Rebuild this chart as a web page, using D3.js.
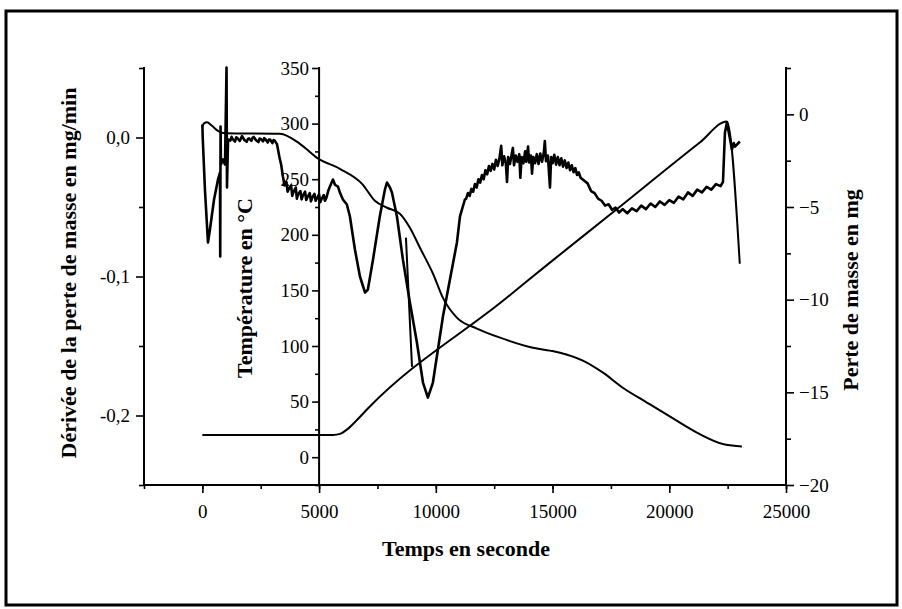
<!DOCTYPE html>
<html>
<head>
<meta charset="utf-8">
<script src="https://cdn.jsdelivr.net/npm/d3@7"></script>
<style>
  html, body { margin: 0; padding: 0; background: #fff; }
  svg { display: block; }
  text { font-family: "Liberation Serif", "Times New Roman", serif; fill: #000; }
</style>
</head>
<body>
<svg id="chart" width="902" height="609"></svg>
<script>
// ---------------- data ----------------
const timeTicks = [0, 5000, 10000, 15000, 20000, 25000];
const dtgTicks = [0.0, -0.1, -0.2];
const dtgTickLabels = ["0,0", "-0,1", "-0,2"];
const tempTicks = [0, 50, 100, 150, 200, 250, 300, 350];
const massTicks = [0, -5, -10, -15, -20];

// temperature (°C) vs time (s)
const temperature = [
  [0, 20], [5600, 20], [5900, 21], [6200, 25], [6600, 33], [7100, 44],
  [12956, 142], [14888, 175], [17453, 218], [21308, 283], [22470, 302], [23020, 174]
];

// mass loss (mg) vs time (s)
const massLoss = [
  [0, -0.67], [70, -0.49], [200, -0.43], [410, -0.62], [670, -0.89], [970, -1.02],
  [3320, -1.05], [4180, -1.59], [4910, -2.35], [5890, -2.94], [6840, -3.75],
  [7390, -4.66], [7910, -5.04], [8460, -5.36], [8890, -6.12], [9320, -7.20],
  [9880, -8.60], [10300, -9.89], [10900, -10.97], [11760, -11.56], [12750, -12.05],
  [14160, -12.59], [14890, -12.75], [15320, -12.86], [16300, -13.29], [17160, -13.94],
  [18010, -14.75], [19040, -15.55], [20160, -16.41], [21180, -17.17], [22380, -17.82],
  [23110, -17.92]
];

// derivative of mass loss (mg/min) vs time (s)
const dtg = [
  [0, 0.0094], [15, 0.0], [110, -0.0374], [240, -0.0755], [325, -0.0662], [500, -0.0446],
  [670, -0.0302], [755, -0.0252], [765, -0.0856], [780, 0.0079], [795, -0.0194],
  [880, -0.0158], [970, -0.0194], [1035, 0.0504], [1055, -0.0360], [1100, -0.0014],
  [1200, -0.0022], [1250, 0.0005], [1300, -0.0012], [1400, -0.0029], [1450, 0.0002],
  [1500, -0.0004], [1600, -0.0025], [1650, -0.0008], [1700, 0.0010], [1800, -0.0018],
  [1900, -0.0031], [1950, -0.0010], [2000, -0.0006], [2100, -0.0024], [2150, -0.0002],
  [2200, 0.0004], [2300, -0.0020], [2400, -0.0033], [2450, -0.0008], [2500, -0.0010],
  [2600, -0.0028], [2650, -0.0005], [2700, -0.0012], [2800, -0.0036], [2850, -0.0014],
  [2900, -0.0015], [3000, -0.0040], [3050, -0.0018], [3100, -0.0022], [3200, -0.0050],
  [3300, -0.0140], [3380, -0.0200], [3450, -0.0281], [3520, -0.0345],
  [3600, -0.0320], [3650, -0.0390], [3700, -0.0370], [3800, -0.0345], [3850, -0.0420],
  [3900, -0.0395], [4000, -0.0360], [4050, -0.0440], [4100, -0.0410], [4200, -0.0385],
  [4250, -0.0445], [4300, -0.0420], [4400, -0.0390], [4450, -0.0450], [4500, -0.0430],
  [4600, -0.0400], [4650, -0.0460], [4700, -0.0435], [4800, -0.0405], [4850, -0.0455],
  [4900, -0.0440], [5000, -0.0410], [5050, -0.0465], [5100, -0.0445], [5200, -0.0415],
  [5250, -0.0455], [5300, -0.0440], [5400, -0.0380], [5465, -0.0353],
  [5593, -0.0302], [5680, -0.0340], [5808, -0.0353], [5900, -0.0400], [6020, -0.0446],
  [6190, -0.0482], [6320, -0.0568], [6535, -0.0806], [6750, -0.1000], [6965, -0.1115],
  [7090, -0.1094], [7310, -0.0878], [7600, -0.0568], [7820, -0.0374], [7905, -0.0324],
  [8035, -0.0360], [8120, -0.0396], [8335, -0.0568], [8590, -0.0878], [8890, -0.1187],
  [9190, -0.1475], [9450, -0.1763], [9660, -0.1871], [9875, -0.1763], [10090, -0.1525],
  [10305, -0.1288], [10605, -0.1022], [10905, -0.0755], [11035, -0.0568], [11245, -0.0446],
  [11300, -0.0440], [11375, -0.0400], [11450, -0.0420], [11525, -0.0370], [11600, -0.0390],
  [11675, -0.0335], [11750, -0.0360], [11825, -0.0300], [11900, -0.0325], [11975, -0.0270],
  [12050, -0.0300], [12125, -0.0235], [12200, -0.0265], [12275, -0.0205], [12350, -0.0240],
  [12425, -0.0190], [12500, -0.0230], [12575, -0.0160], [12650, -0.0205], [12725, -0.0150],
  [12800, -0.0060], [12850, -0.0200], [12925, -0.0135], [13000, -0.0185], [13050, -0.0320],
  [13100, -0.0140], [13175, -0.0190], [13250, -0.0120], [13300, -0.0075], [13350, -0.0200],
  [13425, -0.0130], [13500, -0.0175], [13575, -0.0120], [13620, -0.0290], [13675, -0.0140],
  [13750, -0.0185], [13825, -0.0100], [13875, -0.0175], [13950, -0.0065], [14000, -0.0180],
  [14075, -0.0130], [14120, -0.0260], [14175, -0.0140], [14250, -0.0185], [14325, -0.0120],
  [14400, -0.0190], [14475, -0.0115], [14550, -0.0175], [14625, -0.0110], [14670, -0.0025],
  [14720, -0.0170], [14800, -0.0130], [14890, -0.0360], [14940, -0.0140], [15000, -0.0185],
  [15075, -0.0125], [15150, -0.0195], [15225, -0.0140], [15300, -0.0200], [15375, -0.0150],
  [15450, -0.0210], [15525, -0.0165], [15600, -0.0220], [15675, -0.0180], [15750, -0.0235],
  [15825, -0.0200], [15900, -0.0250], [15975, -0.0220], [16050, -0.0270], [16125, -0.0250],
  [16200, -0.0290], [16350, -0.0310], [16500, -0.0330], [16650, -0.0385],
  [16800, -0.0400], [16950, -0.0440], [17100, -0.0455], [17250, -0.0490], [17400, -0.0480],
  [17550, -0.0520], [17700, -0.0505], [17850, -0.0540], [18000, -0.0515], [18200, -0.0545],
  [18400, -0.0510], [18600, -0.0530], [18800, -0.0490], [19000, -0.0515], [19200, -0.0475],
  [19400, -0.0500], [19600, -0.0460], [19800, -0.0485], [20000, -0.0450], [20200, -0.0470],
  [20400, -0.0425], [20600, -0.0445], [20800, -0.0395], [21000, -0.0420], [21200, -0.0375],
  [21400, -0.0395], [21600, -0.0355], [21800, -0.0375], [22000, -0.0335], [22200, -0.0350],
  [22300, -0.0320], [22385, 0.0036], [22470, 0.0108], [22685, -0.0086], [22760, -0.0040],
  [22815, -0.0065], [23025, -0.0029]
];

// short separate stroke of the derivative trace
const dtgSpur = [[8720, -0.0720], [8980, -0.1650]];

// ---------------- layout ----------------
const svg = d3.select("#chart");
const X0 = 144, X1 = 786, YB = 485, YT = 68;

const x = d3.scaleLinear().domain([-2500, 25000]).range([X0, X1]);
const yDtg = d3.scaleLinear().domain([-0.25, 0.05]).range([YB, YT]);
const yTemp = d3.scaleLinear().domain([-25, 350]).range([YB, YT]);
const yMass = d3.scaleLinear().domain([-20, 2.5]).range([YB, YT]);
const xTemp = x(5000);

// outer frame
svg.append("rect").attr("x", 6).attr("y", 11).attr("width", 891).attr("height", 594)
  .attr("fill", "none").attr("stroke", "#000").attr("stroke-width", 3);

const axisStroke = 2;
function styleAxis(g) {
  g.select(".domain").remove();
  g.selectAll(".tick line").attr("stroke", "#000").attr("stroke-width", 1.6);
  g.selectAll(".tick text").attr("font-size", 19).attr("fill", "#000")
    .style("font-family", "'Liberation Serif', 'Times New Roman', serif");
}

// bottom axis
const gx = svg.append("g").attr("transform", `translate(0,${YB})`);
gx.call(d3.axisBottom(x).tickValues(d3.range(-2500, 25001, 2500)).tickSize(4).tickFormat(""));
styleAxis(gx);
const gx2 = svg.append("g").attr("transform", `translate(0,${YB})`);
gx2.call(d3.axisBottom(x).tickValues(timeTicks).tickSize(8).tickPadding(9).tickFormat(d3.format("d")));
styleAxis(gx2);
gx2.selectAll(".tick text").attr("dy", "0.85em");

// left axis (DTG)
const gl = svg.append("g").attr("transform", `translate(${X0},0)`);
gl.call(d3.axisLeft(yDtg).tickValues([0.05, -0.05, -0.15, -0.25]).tickSize(5).tickFormat(""));
styleAxis(gl);
const gl2 = svg.append("g").attr("transform", `translate(${X0},0)`);
gl2.call(d3.axisLeft(yDtg).tickValues(dtgTicks).tickSize(8).tickPadding(6)
  .tickFormat((d, i) => dtgTickLabels[i]));
styleAxis(gl2);

// temperature axis (middle)
const gt = svg.append("g").attr("transform", `translate(${xTemp},0)`);
gt.call(d3.axisLeft(yTemp).tickValues(d3.range(-25, 351, 25).filter(v => v % 50 !== 0)).tickSize(4).tickFormat(""));
styleAxis(gt);
const gt2 = svg.append("g").attr("transform", `translate(${xTemp},0)`);
gt2.call(d3.axisLeft(yTemp).tickValues(tempTicks).tickSize(7).tickPadding(3).tickFormat(d3.format("d")));
styleAxis(gt2);

// right axis (mass)
const gr = svg.append("g").attr("transform", `translate(${X1},0)`);
gr.call(d3.axisRight(yMass).tickValues([2.5, -2.5, -7.5, -12.5, -17.5]).tickSize(5).tickFormat(""));
styleAxis(gr);
const gr2 = svg.append("g").attr("transform", `translate(${X1},0)`);
gr2.call(d3.axisRight(yMass).tickValues(massTicks).tickSize(8).tickPadding(5).tickFormat(d3.format("d")));
styleAxis(gr2);

// axis lines
const axLines = [
  [X0, YB, X1, YB], [X0, yDtg(0.05), X0, YB], [xTemp, yTemp(350), xTemp, YB], [X1, yMass(2.5), X1, YB]
];
svg.append("g").selectAll("line").data(axLines).join("line")
  .attr("x1", d => d[0]).attr("y1", d => d[1]).attr("x2", d => d[2]).attr("y2", d => d[3])
  .attr("stroke", "#000").attr("stroke-width", axisStroke).attr("stroke-linecap", "square");

// curves
const lineTemp = d3.line().x(d => x(d[0])).y(d => yTemp(d[1])).curve(d3.curveMonotoneX);
const lineMass = d3.line().x(d => x(d[0])).y(d => yMass(d[1])).curve(d3.curveMonotoneX);
const lineDtg = d3.line().x(d => x(d[0])).y(d => yDtg(d[1]));

svg.append("path").datum(temperature).attr("d", lineTemp)
  .attr("fill", "none").attr("stroke", "#000").attr("stroke-width", 2);
svg.append("path").datum(massLoss).attr("d", lineMass)
  .attr("fill", "none").attr("stroke", "#000").attr("stroke-width", 2);
svg.append("path").datum(dtg).attr("d", lineDtg)
  .attr("fill", "none").attr("stroke", "#000").attr("stroke-width", 2.6).attr("stroke-linejoin", "round");
svg.append("path").datum(dtgSpur).attr("d", lineDtg)
  .attr("fill", "none").attr("stroke", "#000").attr("stroke-width", 2);

// titles
function vTitle(txt, cx, cy) {
  svg.append("text").attr("transform", `translate(${cx},${cy}) rotate(-90)`)
    .attr("text-anchor", "middle").attr("dy", "0.35em")
    .attr("font-size", 22).attr("font-weight", "bold").text(txt);
}
vTitle("Dérivée de la perte de masse en mg/min", 68, 273);
vTitle("Température en °C", 244, 288);
vTitle("Perte de masse en mg", 850, 290);
svg.append("text").attr("x", 466).attr("y", 556).attr("text-anchor", "middle")
  .attr("font-size", 22).attr("font-weight", "bold").text("Temps en seconde");
</script>
</body>
</html>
|---|
TASK STATEMENT:
Pull out each line containing the word "chart" and copy it.

SOLUTION TO THIS TASK:
Rebuild this chart as a web page, using D3.js.
<svg id="chart" width="902" height="609"></svg>
const svg = d3.select("#chart");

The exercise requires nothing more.